The White House plans to work with House Republicans on administration-friendly changes to the Senate’s overwhelmingly bipartisan bill that slaps new sanctions on Russia and curbs President Donald Trump’s power to ease penalties against Moscow, according to a senior administration official.
The White House is concerned that the legislation would tie its hands on U.S.-Russia relations, a sentiment publicly expressed by Secretary of State Rex Tillerson. But Senate Democrats fear the White House may go overboard in preserving its power to talk to Russia and seek to defang the sanctions bill — which passed 98-2 on Thursday in one of the year’s most significant displays of bipartisanship.
It’s so far unclear how the House GOP would receive any White House entreaties to restore some of Trump’s power over sanctions that the Senate voted to claw back. House Republicans have started to review the Senate-passed bill and are likely to take it up in the coming weeks, according to an aide.
“I’m afraid that the level of awareness isn’t where it should be,” Sen. Richard Blumenthal (D-Conn.) said in an interview. “And we’re going to come back and ask ‘How could this accommodation to Russia have happened?’ if this bill is watered down.”
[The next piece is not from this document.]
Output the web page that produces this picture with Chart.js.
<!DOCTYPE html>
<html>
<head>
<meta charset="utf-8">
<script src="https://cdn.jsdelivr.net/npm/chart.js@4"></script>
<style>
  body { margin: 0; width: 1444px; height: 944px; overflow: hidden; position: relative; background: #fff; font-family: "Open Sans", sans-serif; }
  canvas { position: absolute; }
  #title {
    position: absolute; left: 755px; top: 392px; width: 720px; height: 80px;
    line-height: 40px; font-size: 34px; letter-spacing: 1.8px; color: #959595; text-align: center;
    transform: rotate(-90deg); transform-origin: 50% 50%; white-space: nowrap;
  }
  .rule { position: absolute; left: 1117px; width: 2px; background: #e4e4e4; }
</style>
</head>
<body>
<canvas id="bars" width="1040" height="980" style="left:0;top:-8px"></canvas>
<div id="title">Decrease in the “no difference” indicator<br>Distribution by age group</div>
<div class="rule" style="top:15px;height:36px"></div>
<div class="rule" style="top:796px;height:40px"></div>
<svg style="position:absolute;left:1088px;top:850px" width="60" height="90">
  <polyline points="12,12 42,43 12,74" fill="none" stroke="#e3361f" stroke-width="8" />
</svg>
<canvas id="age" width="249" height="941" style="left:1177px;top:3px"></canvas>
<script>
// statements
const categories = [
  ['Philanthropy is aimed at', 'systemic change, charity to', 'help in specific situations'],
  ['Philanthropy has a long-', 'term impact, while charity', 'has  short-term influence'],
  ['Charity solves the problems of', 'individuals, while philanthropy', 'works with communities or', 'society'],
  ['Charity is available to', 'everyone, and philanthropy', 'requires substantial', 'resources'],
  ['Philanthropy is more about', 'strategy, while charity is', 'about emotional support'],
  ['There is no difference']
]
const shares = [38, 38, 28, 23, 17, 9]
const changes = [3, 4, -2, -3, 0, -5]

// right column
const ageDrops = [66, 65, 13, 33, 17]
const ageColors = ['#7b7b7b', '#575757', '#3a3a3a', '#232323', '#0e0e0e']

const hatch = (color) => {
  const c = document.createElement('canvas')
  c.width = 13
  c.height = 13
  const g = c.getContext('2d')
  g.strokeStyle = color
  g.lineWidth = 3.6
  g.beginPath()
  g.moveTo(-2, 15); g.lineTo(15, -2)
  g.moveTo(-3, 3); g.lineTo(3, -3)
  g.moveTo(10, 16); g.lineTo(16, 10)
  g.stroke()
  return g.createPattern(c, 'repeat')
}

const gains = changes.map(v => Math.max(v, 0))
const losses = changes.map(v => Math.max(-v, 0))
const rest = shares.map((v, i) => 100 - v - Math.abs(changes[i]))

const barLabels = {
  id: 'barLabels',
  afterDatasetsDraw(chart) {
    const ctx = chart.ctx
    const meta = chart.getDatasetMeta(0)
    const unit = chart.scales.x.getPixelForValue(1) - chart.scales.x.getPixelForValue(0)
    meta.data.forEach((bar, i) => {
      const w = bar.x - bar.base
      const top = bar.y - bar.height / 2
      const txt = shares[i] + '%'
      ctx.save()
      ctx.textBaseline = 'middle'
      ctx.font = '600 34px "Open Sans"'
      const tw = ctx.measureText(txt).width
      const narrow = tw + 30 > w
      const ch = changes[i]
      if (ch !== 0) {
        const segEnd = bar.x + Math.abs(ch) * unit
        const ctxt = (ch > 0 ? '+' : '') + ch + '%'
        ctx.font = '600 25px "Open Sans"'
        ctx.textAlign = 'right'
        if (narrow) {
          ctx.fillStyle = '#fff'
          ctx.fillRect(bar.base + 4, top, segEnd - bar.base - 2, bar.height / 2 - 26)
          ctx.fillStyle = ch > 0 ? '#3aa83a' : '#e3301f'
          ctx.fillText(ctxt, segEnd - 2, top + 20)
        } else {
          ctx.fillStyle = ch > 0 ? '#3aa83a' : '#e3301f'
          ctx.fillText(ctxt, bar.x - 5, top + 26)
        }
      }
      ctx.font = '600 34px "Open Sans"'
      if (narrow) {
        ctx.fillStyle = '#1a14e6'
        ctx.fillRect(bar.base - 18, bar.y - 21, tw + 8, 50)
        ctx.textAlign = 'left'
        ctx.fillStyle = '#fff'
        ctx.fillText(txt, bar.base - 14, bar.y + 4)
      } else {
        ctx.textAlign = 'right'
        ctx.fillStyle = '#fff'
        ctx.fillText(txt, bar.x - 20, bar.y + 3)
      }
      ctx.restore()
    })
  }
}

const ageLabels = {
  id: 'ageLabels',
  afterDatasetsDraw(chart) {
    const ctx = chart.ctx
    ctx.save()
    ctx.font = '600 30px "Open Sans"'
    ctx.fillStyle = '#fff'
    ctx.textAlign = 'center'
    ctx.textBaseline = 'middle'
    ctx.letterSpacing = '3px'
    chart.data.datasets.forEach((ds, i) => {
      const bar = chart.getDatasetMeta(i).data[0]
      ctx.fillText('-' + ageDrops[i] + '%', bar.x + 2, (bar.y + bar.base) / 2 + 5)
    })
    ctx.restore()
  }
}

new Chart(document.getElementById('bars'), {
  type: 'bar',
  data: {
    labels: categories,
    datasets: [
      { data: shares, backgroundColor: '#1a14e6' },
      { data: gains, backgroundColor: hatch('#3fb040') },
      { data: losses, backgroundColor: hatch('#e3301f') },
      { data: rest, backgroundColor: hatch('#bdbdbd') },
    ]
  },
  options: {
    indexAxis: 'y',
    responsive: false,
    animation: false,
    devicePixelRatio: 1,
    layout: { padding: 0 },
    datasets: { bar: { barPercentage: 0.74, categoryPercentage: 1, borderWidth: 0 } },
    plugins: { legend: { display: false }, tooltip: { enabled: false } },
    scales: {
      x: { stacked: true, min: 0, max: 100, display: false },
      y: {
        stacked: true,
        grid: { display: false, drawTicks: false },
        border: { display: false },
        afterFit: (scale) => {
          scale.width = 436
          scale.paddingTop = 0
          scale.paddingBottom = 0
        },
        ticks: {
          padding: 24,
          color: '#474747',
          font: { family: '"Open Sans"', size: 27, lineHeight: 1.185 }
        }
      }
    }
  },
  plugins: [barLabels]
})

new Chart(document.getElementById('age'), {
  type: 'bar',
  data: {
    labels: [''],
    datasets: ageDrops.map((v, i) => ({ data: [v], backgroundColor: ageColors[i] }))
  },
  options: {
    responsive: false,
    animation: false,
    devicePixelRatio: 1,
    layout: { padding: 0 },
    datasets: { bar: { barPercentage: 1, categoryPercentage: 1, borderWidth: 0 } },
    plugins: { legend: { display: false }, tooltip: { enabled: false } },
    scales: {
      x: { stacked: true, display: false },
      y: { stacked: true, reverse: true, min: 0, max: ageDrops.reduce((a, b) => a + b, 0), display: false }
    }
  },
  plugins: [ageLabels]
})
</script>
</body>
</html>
Ohio Sen. Sherrod Brown, who helped negotiate the sanctions package as the Banking Committee’s top Democrat, told POLITICO he has heard the Trump administration is reaching out to House members “to slow it, block it.”
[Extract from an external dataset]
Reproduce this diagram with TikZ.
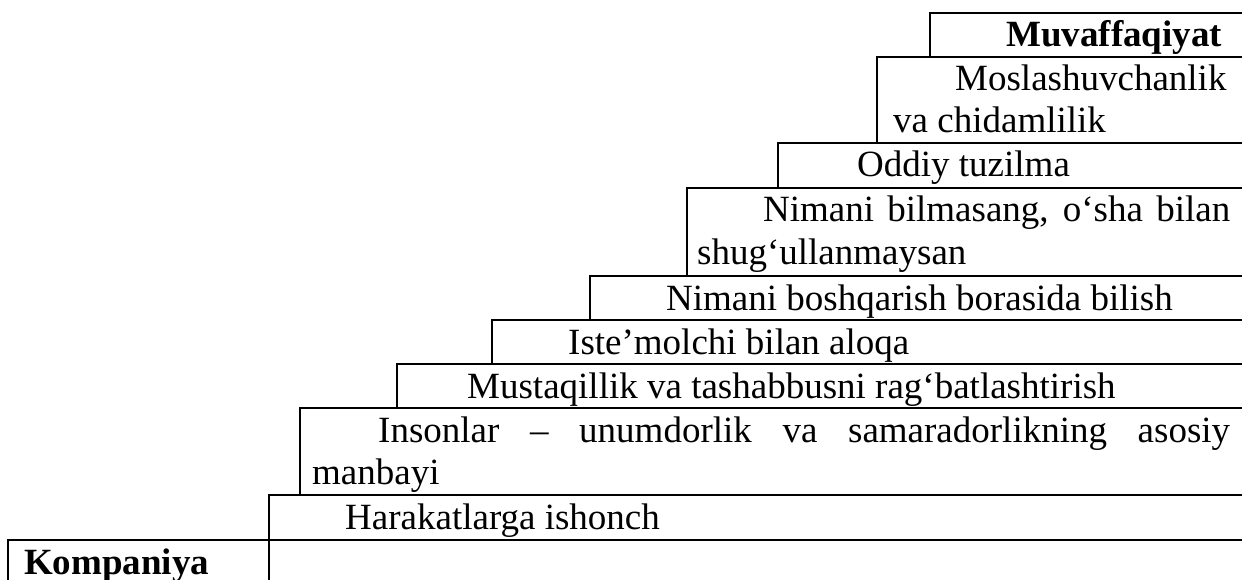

Tillerson earlier this week signaled his displeasure with any sanctions bill that would force the U.S. to “close the channels off” with Russia. While the White House has not taken an official position on the bill, deputy press secretary Sarah Huckabee Sanders on Thursday tried to project toughness on Russia while appearing to express concerns about the Senate legislation.
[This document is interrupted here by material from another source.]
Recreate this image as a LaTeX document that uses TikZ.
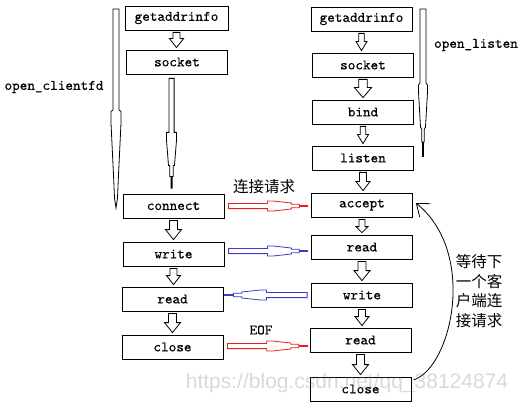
\documentclass[tikz,border=0pt]{standalone}
\usepackage{fontspec}
\newfontfamily\cjk{Noto Sans CJK SC}
\newfontfamily\wmfont{Liberation Sans}
\newfontfamily\monof{lmmono10-regular.otf}[FakeBold=0.4]
\usetikzlibrary{calc,arrows.meta}
\definecolor{pipered}{RGB}{235,30,30}
\definecolor{pipeblue}{RGB}{60,60,200}
\newcommand\hollow[4]{%
  \draw[hollowarrow] let \p1=($(#1.south)+(0pt,-2pt)$), \p2=($(#2.north)+(0pt,2pt)$) in
   (\x1-0.5*#3pt,\y1) -- (\x1+0.5*#3pt,\y1) -- (\x1+0.5*#3pt,\y2+#4pt) -- (\x1+#3pt,\y2+#4pt)
   -- (\x1,\y2) -- (\x1-#3pt,\y2+#4pt) -- (\x1-0.5*#3pt,\y2+#4pt) -- cycle;}
\newcommand\pipe[3]{%
  \draw[pipeline,#3] ($(#1)!2.6pt!90:(#2)$) -- ($(#1)!0.49!(#2)!2.6pt!90:(#2)$)
   -- ($(#1)!0.49!(#2)!5pt!90:(#2)$) -- ($(#1)!0.56!(#2)!5pt!90:(#2)$)
   -- ($(#1)!0.79!(#2)!3pt!90:(#2)$) -- ($(#1)!0.79!(#2)!1.8pt!90:(#2)$)
   -- ($(#1)!0.89!(#2)!1.8pt!90:(#2)$) -- ($(#1)!0.89!(#2)!1.8pt!-90:(#2)$)
   -- ($(#1)!0.79!(#2)!1.8pt!-90:(#2)$) -- ($(#1)!0.79!(#2)!3pt!-90:(#2)$)
   -- ($(#1)!0.56!(#2)!5pt!-90:(#2)$) -- ($(#1)!0.49!(#2)!5pt!-90:(#2)$)
   -- ($(#1)!0.49!(#2)!2.6pt!-90:(#2)$) -- ($(#1)!2.6pt!-90:(#2)$) -- cycle;
  \draw[#3, line width=2pt] ($(#1)!0.89!(#2)$) -- (#2);}
\begin{document}
\begin{tikzpicture}[x=1pt,y=-1pt,
  box/.style={draw, line width=0.8pt, minimum width=101pt, minimum height=24pt, inner sep=0pt,
    font=\monof\fontsize{14.5}{16}\selectfont},
  lbl/.style={inner sep=0pt, font=\monof\fontsize{14.5}{16}\selectfont},
  cjklbl/.style={inner sep=0pt, font=\cjk\fontsize{15.5}{19.5}\selectfont},
  hollowarrow/.style={draw, line width=0.8pt, fill=white, line join=miter},
  pipeline/.style={line width=0.8pt, line join=miter},
  curvearrow/.style={line width=0.8pt, -{Straight Barb[length=11pt,width=17pt]}}]
\useasboundingbox (0,0) rectangle (523,404);
% left column
\node[box, minimum width=103pt] (gaL) at (176.5,18) {getaddrinfo};
\node[box] (socL) at (177,62) {socket};
\node[box] (connect) at (173.5,206) {connect};
\node[box] (writeL) at (173.5,254) {write};
\node[box] (readL) at (172.5,299) {read};
\node[box] (closeL) at (172.5,347) {close};
% right column
\node[box] (gaR) at (361.5,19) {getaddrinfo};
\node[box] (socR) at (363,65) {socket};
\node[box] (bind) at (363,112) {bind};
\node[box] (listen) at (363,158) {listen};
\node[box] (accept) at (362,205) {accept};
\node[box] (readR1) at (362,247) {read};
\node[box] (writeR) at (362,295) {write};
\node[box] (readR2) at (360.5,340) {read};
\node[box] (closeR) at (360.5,389) {close};
% hollow arrows
\hollow{gaL}{socL}{7}{9}
\hollow{connect}{writeL}{8}{10}
\hollow{writeL}{readL}{7}{9}
\hollow{readL}{closeL}{8}{10}
\hollow{gaR}{socR}{5.5}{9}
\hollow{socR}{bind}{8.5}{10}
\hollow{bind}{listen}{5.5}{9}
\hollow{listen}{accept}{7}{9}
\hollow{accept}{readR1}{6}{6}
\hollow{readR1}{writeR}{8}{10}
\hollow{writeR}{readR2}{7}{9}
\hollow{readR2}{closeR}{8}{10}
% middle pipe socket -> connect
\coordinate (mps) at ($(socL.south)+(-5.5pt,-4pt)$);
\coordinate (mpe) at ($(mps |- connect.north)+(0pt,5pt)$);
\pipe{mps}{mpe}{black}
% horizontal pipes
\coordinate (p1s) at ($(connect.east)+(4pt,0pt)$);
\coordinate (p1e) at ($(p1s -| accept.west)+(-3pt,0pt)$);
\pipe{p1s}{p1e}{pipered}
\coordinate (p2s) at ($(writeL.east)+(4pt,3pt)$);
\coordinate (p2e) at ($(p2s -| readR1.west)+(-3pt,0pt)$);
\pipe{p2s}{p2e}{pipeblue}
\coordinate (p3s) at ($(writeR.west)+(-4pt,0pt)$);
\coordinate (p3e) at ($(p3s -| readL.east)+(1pt,0pt)$);
\pipe{p3s}{p3e}{pipeblue}
\coordinate (p4s) at ($(closeL.east)+(4pt,1pt)$);
\coordinate (p4e) at ($(p4s -| readR2.west)+(-2pt,0pt)$);
\pipe{p4s}{p4e}{pipered}
% bracket pipes
\draw[pipeline] (113,9) -- (113,110) -- (111,111.5) -- (111,123) -- (113.5,175) -- (114.5,198)
  -- (116,208) -- (117.5,198) -- (118.5,175) -- (121,123) -- (121,111.5) -- (119,110) -- (119,9) -- cycle;
\draw[pipeline] (420,9) -- (420,83) -- (418.5,85) -- (418.5,92) -- (420.5,127) -- (421.7,129)
  -- (421.7,142) -- (424.3,142) -- (424.3,129) -- (425.5,127) -- (427.5,92) -- (427.5,85) -- (426,83) -- (426,9) -- cycle;
\draw[line width=2.5pt] (423,142) -- (423,157);
% labels
\node[lbl] (lclient) at (54,87) {open\_clientfd};
\node[lbl] (llisten) at (476,45) {open\_listen};
\node[cjklbl] (lreq) at (264,187) {连接请求};
\node[lbl] (leof) at (261,330) {EOF};
\node[cjklbl, align=center] (lwait) at (479,291) {等待下\\一个客\\户端连\\接请求};
% loop-back arrow
\coordinate (cs) at ($(closeR.east)+(2pt,9pt)$);
\coordinate (ce) at ($(accept.east)+(3pt,2pt)$);
\draw[curvearrow] (cs) .. controls +(38,-12) and +(62,50) .. (ce);
% watermark
\node[inner sep=0pt, font=\wmfont\fontsize{21}{21}\selectfont, text=gray, opacity=0.3] (wmark) at (347,383) {https://blog.csdn.net/qq\_38124874};
\end{tikzpicture}
\end{document}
“We believe the existing executive branch sanctions regime is the best tool for compelling Russia to fulfill its commitments,” Sanders told reporters Thursday, adding that the Senate deal "needs to go through the House, and we don't have a final product yet to weigh in."
Senate Democrats who pressed hard to win the strongest possible Russia sanctions deal remain alarmed over its fate in the House. Minority Whip Dick Durbin (D-Ill.) said he wouldn't be surprised if the administration aimed to dilute the Senate's bill, given that "the president has refused to acknowledge that we have a problem with the Russians involved in our elections.”
Asked if he feared that Trump's team could secure its preferred Russia changes with little public scrutiny, Durbin said only: "Yes."